Woman In Blue Posted September 17, 2011 Posted September 17, 2011 Nevertheless, I am as sure as I can be that the calls came from her. I do find it worrying though, for what 40 year old person would engage in such immature behaviour? Is my husband involved with some unhinged nutcase? Is this why she's never had a lasting relationship? LOL...you'd be amazed at the lengths to which OW lower themselves for their married boyfriends. ESPECIALLY those who are being 'pressured' by mommy and daddy to snag a man and start spitting out the kids like this one is. She sounds positively pitiful. Since she's 40 and STILL hasn't managed to land a man, perhaps the dowry her parents are offering potential suitors should be upped by a few more goats and perhaps a camel? Pathetic. I subsequently found out through our joint frequent flyer account he will be spending what should be our wedding anniversary with her. Just for sh*its and giggles, I'd go ahead and cancel that airline reservation for him. You have my permission. LOL..this guy is such a complete dumbass, turning himself inside out for some 40 year old desperate woman who couldn't snag herself a single guy so she had to start hunting in the married pool. They SO deserve each other. But without it, how will he ever untangle the mess he’s making? Just give him enough rope to hang himself. Sooner or later he'll realize what a little bi*tch he's been acting like but by then, it'll be too late and you won't WANT his sorry ass back.

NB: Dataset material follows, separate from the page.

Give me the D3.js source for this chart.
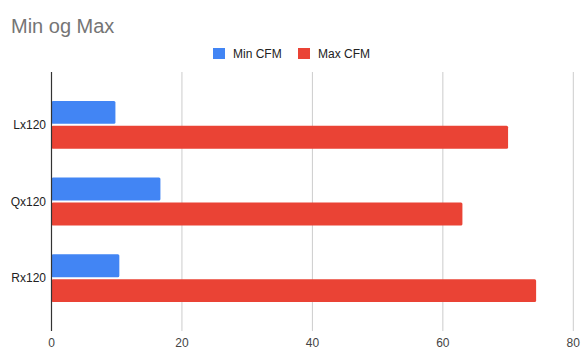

country_gurl Posted September 17, 2011 Posted September 17, 2011 LOL...you'd be amazed at the lengths to which OW lower themselves for their married boyfriends. ESPECIALLY those who are being 'pressured' by mommy and daddy to snag a man and start spitting out the kids like this one is. She sounds positively pitiful. Since she's 40 and STILL hasn't managed to land a man, perhaps the dowry her parents are offering potential suitors should be upped by a few more goats and perhaps a camel? Pathetic. Just for sh*its and giggles, I'd go ahead and cancel that airline reservation for him. You have my permission. LOL..this guy is such a complete dumbass, turning himself inside out for some 40 year old desperate woman who couldn't snag herself a single guy so she had to start hunting in the married pool. They SO deserve each other. Just give him enough rope to hang himself. Sooner or later he'll realize what a little bi*tch he's been acting like but by then, it'll be too late and you won't WANT his sorry ass back. Well said! I too suggest that Mary cancel their airline reservation (perhaps the day before they're due to fly). It's strange to me that the OW is being pressure by her Ma and Pa to get hitched and pop out children yet she's with a man who doesn't want kids.
Author MaryH Posted September 20, 2011 Author Posted September 20, 2011 Thanks for the advise regarding canceling his airline reservation, but I will not allow myself to stoop to that sort of level. I aim leave my dignity intact no matter what.